**SOURCE DATA:**
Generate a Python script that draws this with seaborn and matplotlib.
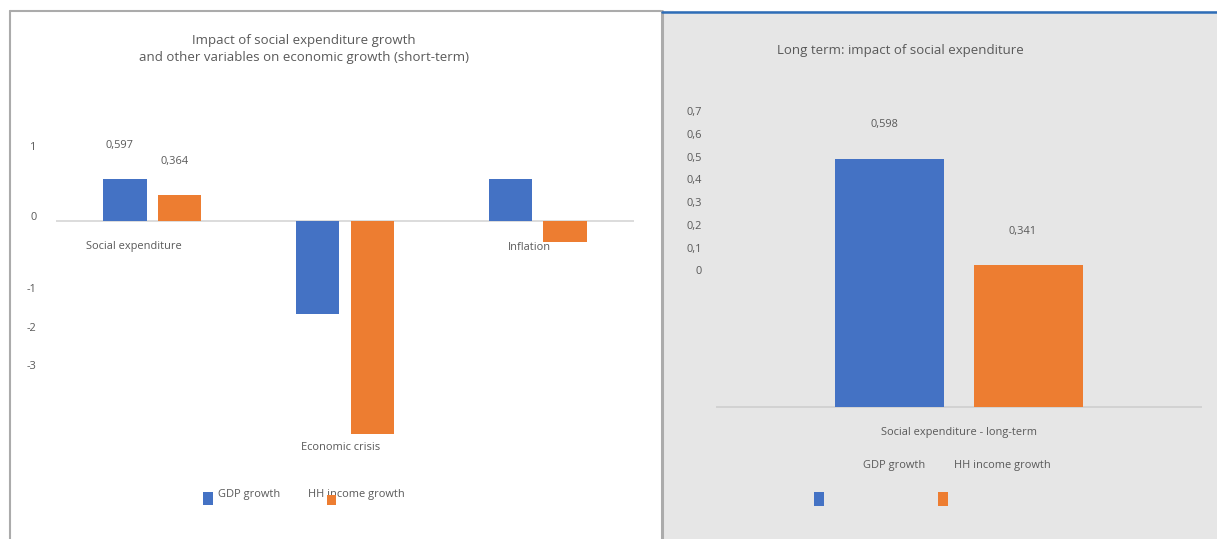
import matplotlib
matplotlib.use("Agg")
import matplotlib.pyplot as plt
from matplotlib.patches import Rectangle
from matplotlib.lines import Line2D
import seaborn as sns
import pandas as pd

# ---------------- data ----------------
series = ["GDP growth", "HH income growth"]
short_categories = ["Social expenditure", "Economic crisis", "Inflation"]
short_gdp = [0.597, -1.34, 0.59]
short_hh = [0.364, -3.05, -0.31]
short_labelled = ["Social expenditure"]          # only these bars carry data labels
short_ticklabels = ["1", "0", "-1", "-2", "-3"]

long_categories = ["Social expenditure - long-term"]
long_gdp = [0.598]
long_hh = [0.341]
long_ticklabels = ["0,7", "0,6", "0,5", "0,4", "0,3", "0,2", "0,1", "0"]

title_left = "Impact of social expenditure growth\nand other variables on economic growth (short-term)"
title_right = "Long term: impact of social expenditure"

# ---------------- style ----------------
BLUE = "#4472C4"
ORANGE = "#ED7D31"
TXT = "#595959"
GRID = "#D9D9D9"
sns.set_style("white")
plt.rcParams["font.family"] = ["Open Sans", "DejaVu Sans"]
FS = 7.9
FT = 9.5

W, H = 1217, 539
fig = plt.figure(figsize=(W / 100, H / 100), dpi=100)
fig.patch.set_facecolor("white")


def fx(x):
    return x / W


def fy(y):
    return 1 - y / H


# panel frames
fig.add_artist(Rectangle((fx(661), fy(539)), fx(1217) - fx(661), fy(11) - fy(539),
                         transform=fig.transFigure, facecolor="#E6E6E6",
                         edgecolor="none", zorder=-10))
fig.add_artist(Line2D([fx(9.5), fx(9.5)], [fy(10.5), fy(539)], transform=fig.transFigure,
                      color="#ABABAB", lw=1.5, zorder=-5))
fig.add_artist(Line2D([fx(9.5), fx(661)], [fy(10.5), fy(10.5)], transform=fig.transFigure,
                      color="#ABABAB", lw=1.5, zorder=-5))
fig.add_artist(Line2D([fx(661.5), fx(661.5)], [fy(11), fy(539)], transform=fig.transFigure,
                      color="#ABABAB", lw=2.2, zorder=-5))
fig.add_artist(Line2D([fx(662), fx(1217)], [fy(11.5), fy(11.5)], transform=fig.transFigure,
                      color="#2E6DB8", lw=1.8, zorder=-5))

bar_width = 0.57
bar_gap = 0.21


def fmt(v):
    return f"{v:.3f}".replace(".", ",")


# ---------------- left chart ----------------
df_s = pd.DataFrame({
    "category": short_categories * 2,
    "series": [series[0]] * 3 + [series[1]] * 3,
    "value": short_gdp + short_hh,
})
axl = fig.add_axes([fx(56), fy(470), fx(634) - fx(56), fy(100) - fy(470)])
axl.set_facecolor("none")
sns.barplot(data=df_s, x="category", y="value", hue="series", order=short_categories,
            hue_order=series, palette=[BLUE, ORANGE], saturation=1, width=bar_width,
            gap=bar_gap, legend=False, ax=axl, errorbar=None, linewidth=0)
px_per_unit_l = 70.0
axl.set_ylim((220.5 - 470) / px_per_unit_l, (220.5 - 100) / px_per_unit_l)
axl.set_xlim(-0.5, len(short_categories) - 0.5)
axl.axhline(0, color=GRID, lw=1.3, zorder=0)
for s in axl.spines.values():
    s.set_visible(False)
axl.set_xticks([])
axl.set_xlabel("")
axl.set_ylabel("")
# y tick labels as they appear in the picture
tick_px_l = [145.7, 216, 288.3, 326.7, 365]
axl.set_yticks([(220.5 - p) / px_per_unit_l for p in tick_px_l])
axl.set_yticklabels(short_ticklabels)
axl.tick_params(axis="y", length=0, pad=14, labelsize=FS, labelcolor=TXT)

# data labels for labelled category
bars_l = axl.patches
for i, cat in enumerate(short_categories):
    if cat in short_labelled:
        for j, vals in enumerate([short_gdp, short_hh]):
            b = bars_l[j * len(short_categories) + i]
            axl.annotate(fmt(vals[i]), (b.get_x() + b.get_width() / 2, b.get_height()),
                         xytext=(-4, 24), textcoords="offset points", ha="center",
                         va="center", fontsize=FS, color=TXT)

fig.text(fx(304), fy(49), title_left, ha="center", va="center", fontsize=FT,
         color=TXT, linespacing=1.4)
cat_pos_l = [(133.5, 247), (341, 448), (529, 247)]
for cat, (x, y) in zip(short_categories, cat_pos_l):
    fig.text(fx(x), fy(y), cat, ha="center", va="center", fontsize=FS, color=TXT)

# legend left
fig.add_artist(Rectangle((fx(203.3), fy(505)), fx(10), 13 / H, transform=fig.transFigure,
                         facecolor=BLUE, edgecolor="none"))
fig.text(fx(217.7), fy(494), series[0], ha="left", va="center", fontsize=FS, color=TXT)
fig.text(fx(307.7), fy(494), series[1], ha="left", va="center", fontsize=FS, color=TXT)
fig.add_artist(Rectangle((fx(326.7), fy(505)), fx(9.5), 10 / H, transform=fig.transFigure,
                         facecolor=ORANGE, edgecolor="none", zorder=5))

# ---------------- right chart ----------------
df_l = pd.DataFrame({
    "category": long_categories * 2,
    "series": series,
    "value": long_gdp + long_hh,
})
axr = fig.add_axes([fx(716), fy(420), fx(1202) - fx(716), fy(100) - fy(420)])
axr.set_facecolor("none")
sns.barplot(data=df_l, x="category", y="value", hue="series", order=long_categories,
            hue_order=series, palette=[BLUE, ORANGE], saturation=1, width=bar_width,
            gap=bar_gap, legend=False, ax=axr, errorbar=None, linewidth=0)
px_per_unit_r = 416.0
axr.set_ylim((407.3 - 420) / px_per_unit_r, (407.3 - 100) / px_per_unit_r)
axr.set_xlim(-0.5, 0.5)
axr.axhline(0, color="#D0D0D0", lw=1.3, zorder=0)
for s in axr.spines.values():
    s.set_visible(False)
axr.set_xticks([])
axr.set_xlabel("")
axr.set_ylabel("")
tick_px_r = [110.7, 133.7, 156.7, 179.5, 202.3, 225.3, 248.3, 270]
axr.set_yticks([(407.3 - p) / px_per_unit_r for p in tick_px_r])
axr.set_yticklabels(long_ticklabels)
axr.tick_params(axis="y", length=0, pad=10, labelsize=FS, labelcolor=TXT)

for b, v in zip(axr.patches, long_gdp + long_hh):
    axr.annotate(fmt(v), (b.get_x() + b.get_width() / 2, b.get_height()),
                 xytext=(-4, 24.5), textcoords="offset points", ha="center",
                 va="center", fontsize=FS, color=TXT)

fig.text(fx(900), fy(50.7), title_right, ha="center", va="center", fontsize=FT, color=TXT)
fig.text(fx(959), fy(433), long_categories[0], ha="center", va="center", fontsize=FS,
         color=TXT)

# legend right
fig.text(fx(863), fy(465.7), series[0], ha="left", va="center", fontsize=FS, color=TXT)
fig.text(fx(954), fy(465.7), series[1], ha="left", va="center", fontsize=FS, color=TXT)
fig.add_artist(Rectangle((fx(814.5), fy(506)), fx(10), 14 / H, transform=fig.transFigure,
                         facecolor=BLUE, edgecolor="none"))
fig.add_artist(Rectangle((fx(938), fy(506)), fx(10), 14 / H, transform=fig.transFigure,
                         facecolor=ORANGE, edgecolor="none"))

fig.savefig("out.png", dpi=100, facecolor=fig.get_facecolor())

**AIM:** Leave out the pictures and copy the rest of the material above exactly.

**COMPLETE OUTPUT:**
Generate a Python script that draws this with seaborn and matplotlib.
import matplotlib
matplotlib.use("Agg")
import matplotlib.pyplot as plt
from matplotlib.patches import Rectangle
from matplotlib.lines import Line2D
import seaborn as sns
import pandas as pd

# ---------------- data ----------------
series = ["GDP growth", "HH income growth"]
short_categories = ["Social expenditure", "Economic crisis", "Inflation"]
short_gdp = [0.597, -1.34, 0.59]
short_hh = [0.364, -3.05, -0.31]
short_labelled = ["Social expenditure"]          # only these bars carry data labels
short_ticklabels = ["1", "0", "-1", "-2", "-3"]

long_categories = ["Social expenditure - long-term"]
long_gdp = [0.598]
long_hh = [0.341]
long_ticklabels = ["0,7", "0,6", "0,5", "0,4", "0,3", "0,2", "0,1", "0"]

title_left = "Impact of social expenditure growth\nand other variables on economic growth (short-term)"
title_right = "Long term: impact of social expenditure"

# ---------------- style ----------------
BLUE = "#4472C4"
ORANGE = "#ED7D31"
TXT = "#595959"
GRID = "#D9D9D9"
sns.set_style("white")
plt.rcParams["font.family"] = ["Open Sans", "DejaVu Sans"]
FS = 7.9
FT = 9.5

W, H = 1217, 539
fig = plt.figure(figsize=(W / 100, H / 100), dpi=100)
fig.patch.set_facecolor("white")


def fx(x):
    return x / W


def fy(y):
    return 1 - y / H


# panel frames
fig.add_artist(Rectangle((fx(661), fy(539)), fx(1217) - fx(661), fy(11) - fy(539),
                         transform=fig.transFigure, facecolor="#E6E6E6",
                         edgecolor="none", zorder=-10))
fig.add_artist(Line2D([fx(9.5), fx(9.5)], [fy(10.5), fy(539)], transform=fig.transFigure,
                      color="#ABABAB", lw=1.5, zorder=-5))
fig.add_artist(Line2D([fx(9.5), fx(661)], [fy(10.5), fy(10.5)], transform=fig.transFigure,
                      color="#ABABAB", lw=1.5, zorder=-5))
fig.add_artist(Line2D([fx(661.5), fx(661.5)], [fy(11), fy(539)], transform=fig.transFigure,
                      color="#ABABAB", lw=2.2, zorder=-5))
fig.add_artist(Line2D([fx(662), fx(1217)], [fy(11.5), fy(11.5)], transform=fig.transFigure,
                      color="#2E6DB8", lw=1.8, zorder=-5))

bar_width = 0.57
bar_gap = 0.21


def fmt(v):
    return f"{v:.3f}".replace(".", ",")


# ---------------- left chart ----------------
df_s = pd.DataFrame({
    "category": short_categories * 2,
    "series": [series[0]] * 3 + [series[1]] * 3,
    "value": short_gdp + short_hh,
})
axl = fig.add_axes([fx(56), fy(470), fx(634) - fx(56), fy(100) - fy(470)])
axl.set_facecolor("none")
sns.barplot(data=df_s, x="category", y="value", hue="series", order=short_categories,
            hue_order=series, palette=[BLUE, ORANGE], saturation=1, width=bar_width,
            gap=bar_gap, legend=False, ax=axl, errorbar=None, linewidth=0)
px_per_unit_l = 70.0
axl.set_ylim((220.5 - 470) / px_per_unit_l, (220.5 - 100) / px_per_unit_l)
axl.set_xlim(-0.5, len(short_categories) - 0.5)
axl.axhline(0, color=GRID, lw=1.3, zorder=0)
for s in axl.spines.values():
    s.set_visible(False)
axl.set_xticks([])
axl.set_xlabel("")
axl.set_ylabel("")
# y tick labels as they appear in the picture
tick_px_l = [145.7, 216, 288.3, 326.7, 365]
axl.set_yticks([(220.5 - p) / px_per_unit_l for p in tick_px_l])
axl.set_yticklabels(short_ticklabels)
axl.tick_params(axis="y", length=0, pad=14, labelsize=FS, labelcolor=TXT)

# data labels for labelled category
bars_l = axl.patches
for i, cat in enumerate(short_categories):
    if cat in short_labelled:
        for j, vals in enumerate([short_gdp, short_hh]):
            b = bars_l[j * len(short_categories) + i]
            axl.annotate(fmt(vals[i]), (b.get_x() + b.get_width() / 2, b.get_height()),
                         xytext=(-4, 24), textcoords="offset points", ha="center",
                         va="center", fontsize=FS, color=TXT)

fig.text(fx(304), fy(49), title_left, ha="center", va="center", fontsize=FT,
         color=TXT, linespacing=1.4)
cat_pos_l = [(133.5, 247), (341, 448), (529, 247)]
for cat, (x, y) in zip(short_categories, cat_pos_l):
    fig.text(fx(x), fy(y), cat, ha="center", va="center", fontsize=FS, color=TXT)

# legend left
fig.add_artist(Rectangle((fx(203.3), fy(505)), fx(10), 13 / H, transform=fig.transFigure,
                         facecolor=BLUE, edgecolor="none"))
fig.text(fx(217.7), fy(494), series[0], ha="left", va="center", fontsize=FS, color=TXT)
fig.text(fx(307.7), fy(494), series[1], ha="left", va="center", fontsize=FS, color=TXT)
fig.add_artist(Rectangle((fx(326.7), fy(505)), fx(9.5), 10 / H, transform=fig.transFigure,
                         facecolor=ORANGE, edgecolor="none", zorder=5))

# ---------------- right chart ----------------
df_l = pd.DataFrame({
    "category": long_categories * 2,
    "series": series,
    "value": long_gdp + long_hh,
})
axr = fig.add_axes([fx(716), fy(420), fx(1202) - fx(716), fy(100) - fy(420)])
axr.set_facecolor("none")
sns.barplot(data=df_l, x="category", y="value", hue="series", order=long_categories,
            hue_order=series, palette=[BLUE, ORANGE], saturation=1, width=bar_width,
            gap=bar_gap, legend=False, ax=axr, errorbar=None, linewidth=0)
px_per_unit_r = 416.0
axr.set_ylim((407.3 - 420) / px_per_unit_r, (407.3 - 100) / px_per_unit_r)
axr.set_xlim(-0.5, 0.5)
axr.axhline(0, color="#D0D0D0", lw=1.3, zorder=0)
for s in axr.spines.values():
    s.set_visible(False)
axr.set_xticks([])
axr.set_xlabel("")
axr.set_ylabel("")
tick_px_r = [110.7, 133.7, 156.7, 179.5, 202.3, 225.3, 248.3, 270]
axr.set_yticks([(407.3 - p) / px_per_unit_r for p in tick_px_r])
axr.set_yticklabels(long_ticklabels)
axr.tick_params(axis="y", length=0, pad=10, labelsize=FS, labelcolor=TXT)

for b, v in zip(axr.patches, long_gdp + long_hh):
    axr.annotate(fmt(v), (b.get_x() + b.get_width() / 2, b.get_height()),
                 xytext=(-4, 24.5), textcoords="offset points", ha="center",
                 va="center", fontsize=FS, color=TXT)

fig.text(fx(900), fy(50.7), title_right, ha="center", va="center", fontsize=FT, color=TXT)
fig.text(fx(959), fy(433), long_categories[0], ha="center", va="center", fontsize=FS,
         color=TXT)

# legend right
fig.text(fx(863), fy(465.7), series[0], ha="left", va="center", fontsize=FS, color=TXT)
fig.text(fx(954), fy(465.7), series[1], ha="left", va="center", fontsize=FS, color=TXT)
fig.add_artist(Rectangle((fx(814.5), fy(506)), fx(10), 14 / H, transform=fig.transFigure,
                         facecolor=BLUE, edgecolor="none"))
fig.add_artist(Rectangle((fx(938), fy(506)), fx(10), 14 / H, transform=fig.transFigure,
                         facecolor=ORANGE, edgecolor="none"))

fig.savefig("out.png", dpi=100, facecolor=fig.get_facecolor())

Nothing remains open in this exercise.